Who’s afraid of the big bad data typePublished 26 April 2013 1:46 pm
Data types seem so innocuous, but mistakes in their use can creep up on you like a flesh-eating zombie and destroy your project just when you least expect it. Dealing with strings seems so trivial, what could go wrong? An awful lot: if I wanted to write horror films for developers, collations and character sets would be there. However, to chill the marrow of any experienced developer, dates, times and money would all feature high in the cast list.
It surprises me that JSON is now widely accepted as a means of transferring data. As it stands, it is clever but incomplete. I’ve always wondered if Doug Crockford’s mum summoned him to dinner at the point that he was wondering what to do about handling dates, time-periods and money in JSON. Coleridge, after all, had to answer the doorbell and get a parcel from Mr Postie, a person from Porlock, just as he was transferring his wonderful poem ‘Kubla Kahn‘ from his head onto paper. When he returned, the rest of the poem had vanished from his memory.
Whatever actually happened with JSON, the current definition is of no use for data interchange. The only way of using it is to adopt the philosophy of the CSV file in letting the recipient figure out how you’ve represented money or dates. XML is fine if you use it properly since XSD does pretty well with its xs:date and xs:timezone. Dates in Ruby strings seem a cop-out, as they just aren’t human-readable.
This is part of a wider confusion about data. All data types have, as I see it, three fundamental forms. They have a culturally dependent form into which they are rendered, for the human eye. Taking our example of dates, we can represent them as ’29th April 2013 9:32 5:733s AM GMT’. We have a form for data interchange such as 2013-04-29T09:32:05.733 +00:00, and we have a numerical storage form, which depends on the database or application and date datatype that we select. Nowadays, if we’re being sensible, we always select a data interchange format based on ISO 8601 (my favorite flavor is RFC 3339). When we render dates, we use a special-purpose routine that knows how every culture prefers to see dates, in their time zone. That is generally a one-way trip for data.
Interchange formats aren’t enough, though. Applications need a storage form of data. When ‘Big Data’ has to use a data interchange format, such as JSON or XML, to store data, it is facing an inevitable performance headache.
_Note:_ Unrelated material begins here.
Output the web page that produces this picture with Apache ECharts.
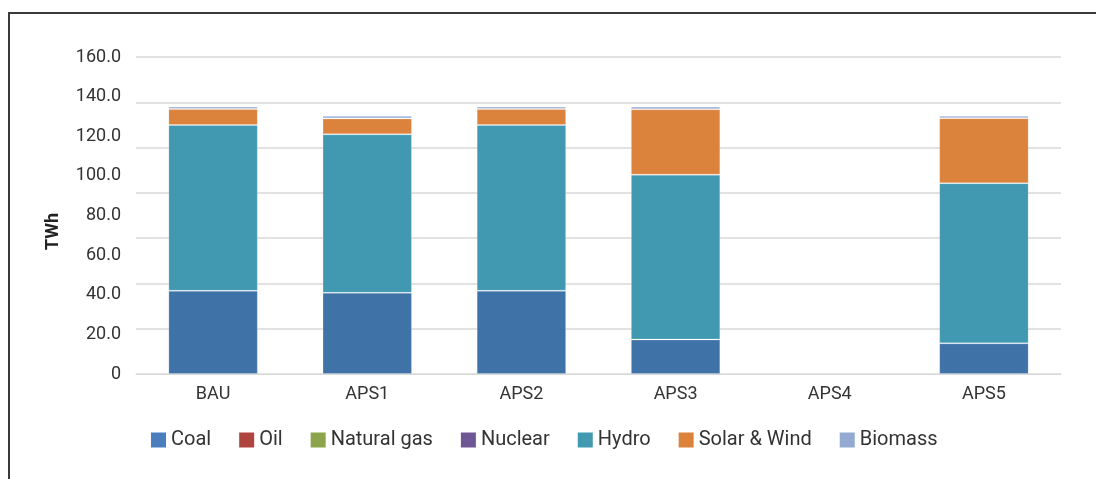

Sure, you can solve it with clever indexing strategies, but you’re always going to be dealing with a nightmare of conversions when reading all the data interchange formats during queries that, for example, aggregate date ranges.
Of course, when using JSON or XML as a data storage format, you also need more real estate to store your date that you would using a proper data storage format, three times more, in the example I’ve chosen. Perhaps that is why the data is always “big”.
Dates are simple compared with money. I could tell you stories about financial calculations gone awry that would bring tears to your eyes but space constraints constrain me from telling it to you here. I’m sure one or two readers would like to fill in the details, in the comments.
I’ll end on an optimistic note. James Newton-King of JSON.NET has worked hard to advance JSON to the point where it is, at least, a useable form for data interchange. JSON, as implemented in JSON.NET, now represents the state of the art. Use it with confidence and let’s hope it becomes the basis of a new standard. Even so, both XML and JSON are, like CSV, ways of interchanging data, not storing it.